Lord, what fools these mortals be
Captain of our fairy band,
Helena is here at hand,
And the youth, mistook by me,
Pleading for a lover's fee.
Shall we their fond pageant see?
Lord, what fools these mortals be!
The mischievous fairy Puck brings his king Oberon to view a spectacle—what he calls a "fond [foolish] pageant." Four Athenian lovers, lost in the fairies' forest, have lately been acting very strangely, and Puck is partly responsible. Where Oberon had hoped to reconcile, with the aid of a love potion, the bickering lovers, Puck applied the potion to the eyelids of the wrong man.

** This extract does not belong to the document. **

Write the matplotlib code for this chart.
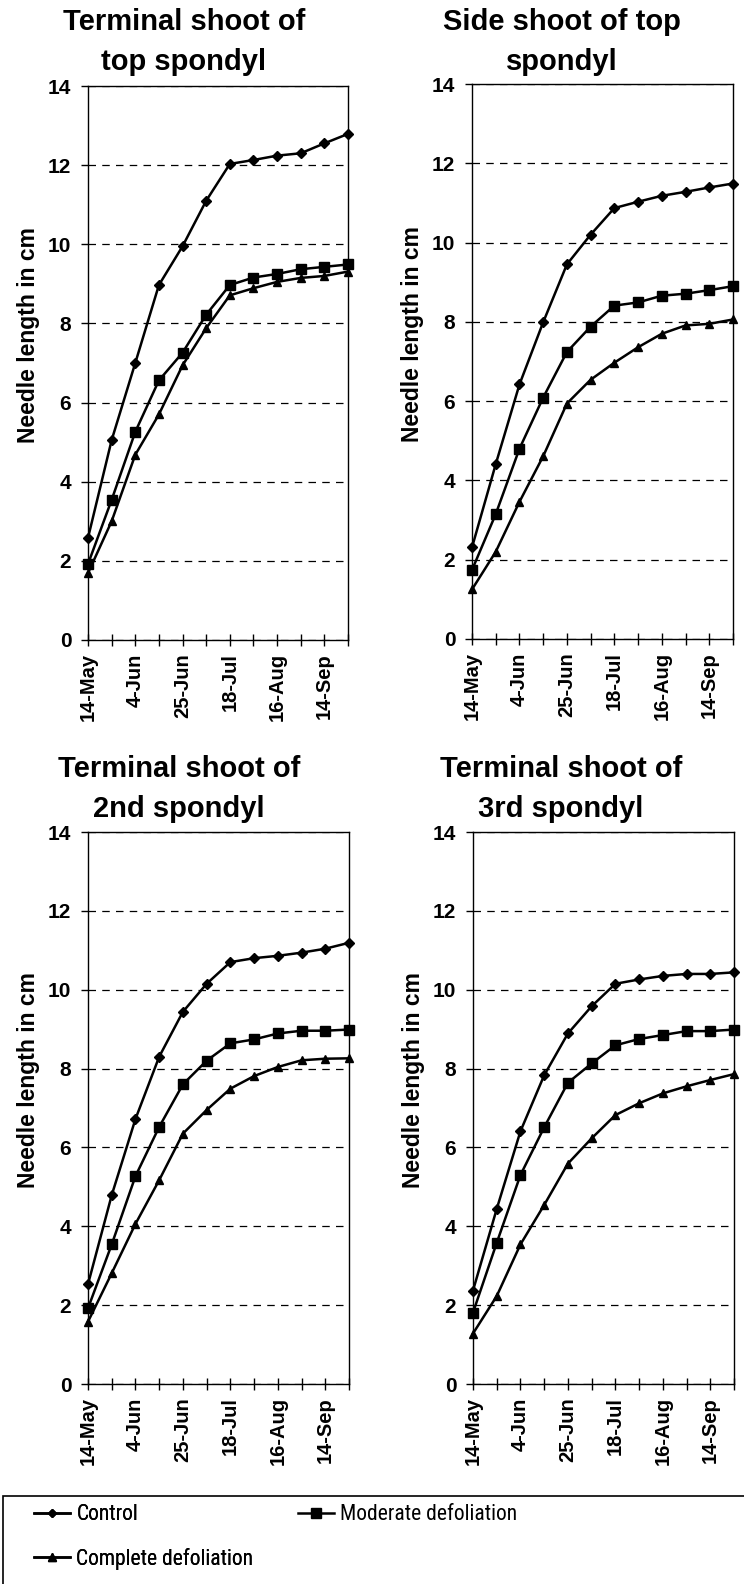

Before, Helena had pursued Demetrius, who had pursued Hermia, who was in love with Lysander. Now, because of Puck's mistake, Lysander pursues Helena, and in the meanwhile Oberon has fixed it so that Demetrius pursues Helena too—the result he originally intended.

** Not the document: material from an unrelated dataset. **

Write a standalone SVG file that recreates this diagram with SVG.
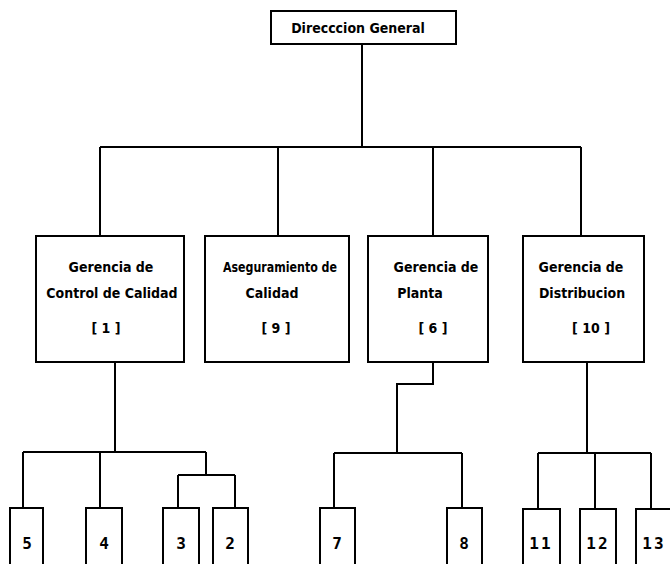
<svg xmlns="http://www.w3.org/2000/svg" width="670" height="564" viewBox="0 0 670 564">
<style>
.box{fill:#fff;stroke:#000;stroke-width:2}
.ln{fill:none;stroke:#000;stroke-width:2}
.t{font-family:"DejaVu Sans Condensed","DejaVu Sans",sans-serif;font-weight:bold;font-size:14px;fill:#000;text-anchor:middle}
.n{font-family:"DejaVu Sans Mono","Liberation Mono",monospace;font-weight:bold;font-size:16px;fill:#000;text-anchor:middle}
</style>
<rect width="670" height="564" fill="#fff"/>
<g id="connectors">
<path class="ln" d="M362 44V147M100 147H581M100 147V236M278 147V236M433 147V236M581 147V236"/>
<path class="ln" d="M115 362V452M23 452H206M23 452V508M100 452V508M206 452V475M178 475H235M178 475V508M235 475V508"/>
<path class="ln" d="M433 362V384H397V453M334 453H462M334 453V508M462 453V508"/>
<path class="ln" d="M587 362V453M538 453H651M538 453V509M595 453V509M651 453V509"/>
</g>
<g id="n-dg"><rect class="box" x="271" y="11" width="185" height="33"/><text class="t" x="358" y="33">Direcccion General</text></g>
<g id="n-1"><rect class="box" x="36" y="236" width="148" height="126"/><text class="t" x="111" y="272">Gerencia de</text><text class="t" x="112" y="298">Control de Calidad</text><text class="t" x="106" y="333">[ 1 ]</text></g>
<g id="n-9"><rect class="box" x="205" y="236" width="144" height="126"/><text class="t" x="280" y="272" textLength="114" lengthAdjust="spacingAndGlyphs">Aseguramiento de</text><text class="t" x="272" y="298">Calidad</text><text class="t" x="276" y="333">[ 9 ]</text></g>
<g id="n-6"><rect class="box" x="368" y="236" width="120" height="126"/><text class="t" x="436" y="272">Gerencia de</text><text class="t" x="420" y="298">Planta</text><text class="t" x="433" y="333">[ 6 ]</text></g>
<g id="n-10"><rect class="box" x="523" y="236" width="121" height="126"/><text class="t" x="581" y="272">Gerencia de</text><text class="t" x="582" y="298">Distribucion</text><text class="t" x="591" y="333">[ 10 ]</text></g>
<g id="n-5"><rect class="box" x="10" y="508" width="33" height="66"/><text class="n" x="27" y="549">5</text></g>
<g id="n-4"><rect class="box" x="86" y="508" width="36" height="66"/><text class="n" x="104" y="549">4</text></g>
<g id="n-3"><rect class="box" x="163" y="508" width="36" height="66"/><text class="n" x="181" y="549">3</text></g>
<g id="n-2"><rect class="box" x="213" y="508" width="35" height="66"/><text class="n" x="230" y="549">2</text></g>
<g id="n-7"><rect class="box" x="320" y="508" width="35" height="66"/><text class="n" x="337" y="549">7</text></g>
<g id="n-8"><rect class="box" x="447" y="508" width="35" height="66"/><text class="n" x="464" y="549">8</text></g>
<g id="n-11"><rect class="box" x="523" y="509" width="37" height="66"/><text class="n" x="541" y="549" letter-spacing="2">11</text></g>
<g id="n-12"><rect class="box" x="580" y="509" width="36" height="66"/><text class="n" x="598" y="549" letter-spacing="2">12</text></g>
<g id="n-13"><rect class="box" x="636" y="509" width="40" height="66"/><text class="n" x="654" y="549" letter-spacing="2">13</text></g>
</svg>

All this fairy meddling doesn't prevent Puck from blaming the lovers' behavior on their own foolishness. As far as he's concerned, their actions amount merely to a performance put on for the fairies' enjoyment, while the lovers themselves treat the whole affair with deadly seriousness. Shakespeare's judgment seems to be that love is a form of madness that prompts the lover to act in very foolish ways, indeed. As Duke Theseus says, lovers, like madmen and poets, are fantasists, "of imagination all compact [composed]" (Act 5, scene 1, 8). Though their fantasies are irrational, however, they are also acts of creation that produce "More than cool reason ever comprehends" (line 6). Theseus doesn't wholly approve of the frantic delusions of lovers and poets, but the poet Shakespeare is implicitly more tolerant.